Pro Tip: Find and replace

If there’s a certain value that needs to be updated or standardized, you can do that with the find and replace tool in Excel.

For example, if you wanted to replace “Mr” (without a period) with “Mr.” (with a period), here’s what you would do:

  • Highlight the area (specific row, column, or area)
  • Find any Mr (with no period), replace with Mr. (with a period)
  • Options: To be sure you only switch values that match exactly, be sure to hit the check box to match the entire cell contents. That will prevent fragments or words that start with that value being replaced.

When using the find and replace tool in Excel, you can specify certain parameters for matching to ensure only the right values are replaced.

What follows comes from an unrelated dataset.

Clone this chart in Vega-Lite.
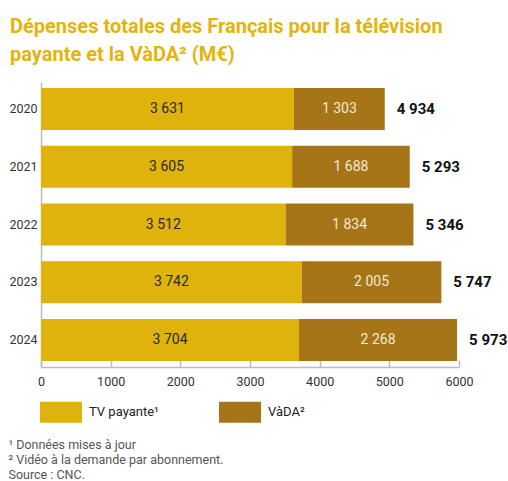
{
  "$schema": "https://vega.github.io/schema/vega-lite/v6.json",
  "width": 418,
  "height": 285,
  "autosize": {"type": "none"},
  "padding": {"left": 41, "top": 82, "right": 49, "bottom": 114},
  "background": "white",
  "title": {
    "text": ["Dépenses totales des Français pour la télévision", "payante et la VàDA² (M€)"],
    "anchor": "start",
    "frame": "group",
    "dx": -31,
    "offset": 17,
    "font": "Roboto",
    "fontSize": 20,
    "fontWeight": "bold",
    "color": "#E3B40C",
    "lineHeight": 28
  },
  "datasets": {
    "parts": [
      {"year": "2020", "serie": "TV payante¹", "value": 3631},
      {"year": "2020", "serie": "VàDA²", "value": 1303},
      {"year": "2021", "serie": "TV payante¹", "value": 3605},
      {"year": "2021", "serie": "VàDA²", "value": 1688},
      {"year": "2022", "serie": "TV payante¹", "value": 3512},
      {"year": "2022", "serie": "VàDA²", "value": 1834},
      {"year": "2023", "serie": "TV payante¹", "value": 3742},
      {"year": "2023", "serie": "VàDA²", "value": 2005},
      {"year": "2024", "serie": "TV payante¹", "value": 3704},
      {"year": "2024", "serie": "VàDA²", "value": 2268}
    ],
    "totals": [
      {"year": "2020", "total": 4934},
      {"year": "2021", "total": 5293},
      {"year": "2022", "total": 5346},
      {"year": "2023", "total": 5747},
      {"year": "2024", "total": 5973}
    ]
  },
  "data": {"name": "parts"},
  "encoding": {
    "y": {
      "field": "year",
      "type": "nominal",
      "scale": {"paddingInner": 0.273, "paddingOuter": 0.104},
      "axis": {
        "title": null,
        "ticks": false,
        "domain": true,
        "domainColor": "#bdbdbd",
        "domainWidth": 1.5,
        "labelPadding": 4,
        "labelFont": "Roboto",
        "labelFontSize": 12.5,
        "labelColor": "#333333"
      }
    }
  },
  "layer": [
    {
      "mark": {"type": "bar", "stroke": null},
      "encoding": {
        "x": {
          "field": "value",
          "type": "quantitative",
          "stack": "zero",
          "scale": {"domain": [0, 6000], "nice": false},
          "axis": {
            "values": [0, 1000, 2000, 3000, 4000, 5000, 6000],
            "format": "d",
            "grid": false,
            "labelFlush": false,
            "domainColor": "#bdbdbd",
            "domainWidth": 1.5,
            "tickColor": "#bdbdbd",
            "tickWidth": 1.5,
            "tickSize": -7,
            "labelPadding": 15,
            "labelFont": "Roboto",
            "labelFontSize": 12.5,
            "labelColor": "#333333",
            "title": ["¹ Données mises à jour", "² Vidéo à la demande par abonnement.", "Source : CNC."],
            "titleFont": "Roboto",
            "titleFontSize": 12.5,
            "titleFontWeight": "normal",
            "titleColor": "#555555",
            "titleAnchor": "start",
            "titleAlign": "left",
            "titleBaseline": "alphabetic",
            "titleX": -33,
            "titleY": 81,
            "titleLineHeight": 15
          }
        },
        "color": {
          "field": "serie",
          "type": "nominal",
          "scale": {"domain": ["TV payante¹", "VàDA²"], "range": ["#DFB30B", "#A67517"]},
          "legend": {
            "title": null,
            "orient": "none",
            "legendX": -1,
            "legendY": 309,
            "direction": "horizontal",
            "padding": 0,
            "symbolType": "M-1,-0.5H1V0.5H-1Z",
            "symbolSize": 1764,
            "symbolStrokeWidth": 0,
            "symbolOpacity": 1,
            "labelOffset": 7,
            "labelFont": "Roboto",
            "labelFontSize": 13,
            "labelColor": "#222222",
            "columnPadding": 60
          }
        }
      }
    },
    {
      "transform": [
        {"stack": "value", "groupby": ["year"], "sort": [{"field": "serie", "order": "ascending"}], "as": ["x0", "x1"]},
        {"calculate": "(datum.x0 + datum.x1) / 2", "as": "mid"}
      ],
      "mark": {"type": "text", "font": "Roboto", "fontSize": 14, "align": "center", "baseline": "middle"},
      "encoding": {
        "x": {"field": "mid", "type": "quantitative"},
        "text": {"field": "value", "type": "quantitative", "format": ",d"},
        "color": {
          "condition": {"test": "datum.serie === 'VàDA²'", "value": "#F5EAD2"},
          "value": "#2A2A2A"
        }
      }
    },
    {
      "data": {"name": "totals"},
      "mark": {"type": "text", "font": "Roboto", "fontSize": 15, "fontWeight": "bold", "align": "left", "baseline": "middle", "dx": 12, "color": "#111111"},
      "encoding": {
        "x": {"field": "total", "type": "quantitative"},
        "text": {"field": "total", "type": "quantitative", "format": ",d"}
      }
    }
  ],
  "config": {
    "view": {"stroke": null},
    "locale": {"number": {"decimal": ",", "thousands": " ", "grouping": [3], "currency": ["", " €"]}}
  }
}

Uploading clean data into your system & batch updating accounts

Now that you’ve cleaned your data, it’s time to put it back into your CRM system and update your constituent records with accurate data.

Here are some data upload tips to maximize data integrity:

  • Make sure every entry has a unique account ID. This will help you seamlessly update existing accounts, without creating duplicates.
  • Save your spreadsheet as CSV file. This is the format that most nonprofit CRMs will require when uploading data. Click here for a tutorial on CSV files.
  • Use your database Import Manager to upload that data into your system.

Advanced Excel Tools

Text to Columns

Use the text to columns tool to split up one cell into multiple columns.

Use the text to columns wizard to split a single cell of text into columns. You’ll be able to choose a delimiter (space, comma, tab, etc.) to split the text. This can be especially useful for breaking up formal names or addresses.

Here’s a tutorial on how to use text to columns.

Find and replace a line break

Need to split up a value with multiple lines? Use the find and replace tool to identify line breaks and replace them with a delimiter of your choice.

This is a great tool for finding values that might include multiple lines — like an address — and removing that line break to consolidate everything on one line. Use the find and replace tool, and search for “ctrl key + j” in Excel, or “\n” in Google Sheets. You can then replace with a comma, vertical line, or anything you want.

Here’s a tutorial on using the find and replace tool.

If statements

Use if statements to highlight values that meet a certain set of criteria in your spreadsheet.

This formula can help you identify specific values that meet a set of criteria in your spreadsheet. For example, if you wanted to highlight all donation values above $50, you could create a formula to put “Yes” in a new column next to donation amounts. If statements are also useful for more advanced data program, if your organization needs that.

Here’s a tutorial on using if statements in Excel.

Other ways to clean and manage data

Excel is a useful data management tool for nonprofits, but it’s not the only resource you have at your fingertips.

Many nonprofit software providers do offer data hygiene services, like bulk data cleaning or periodical NCOA updates. Be sure to take advantage of these services when you need them, especially if you’re not a data expert yourself. You can save a lot of time by having a pro do it for you instead of struggling through it yourself. Learn more about Neon’s data services.

If you don’t want to use Excel, a lot of software systems have tools to help you manage and clean data in your own database. Take a look at duplicate management and bulk account update features in your database, but know that you might be limited based on your system.

Whatever tools you use, data management is a very important for every nonprofit. We hope these tips will get you closer to becoming a data management pro, and making your nonprofit as effective and efficient as possible.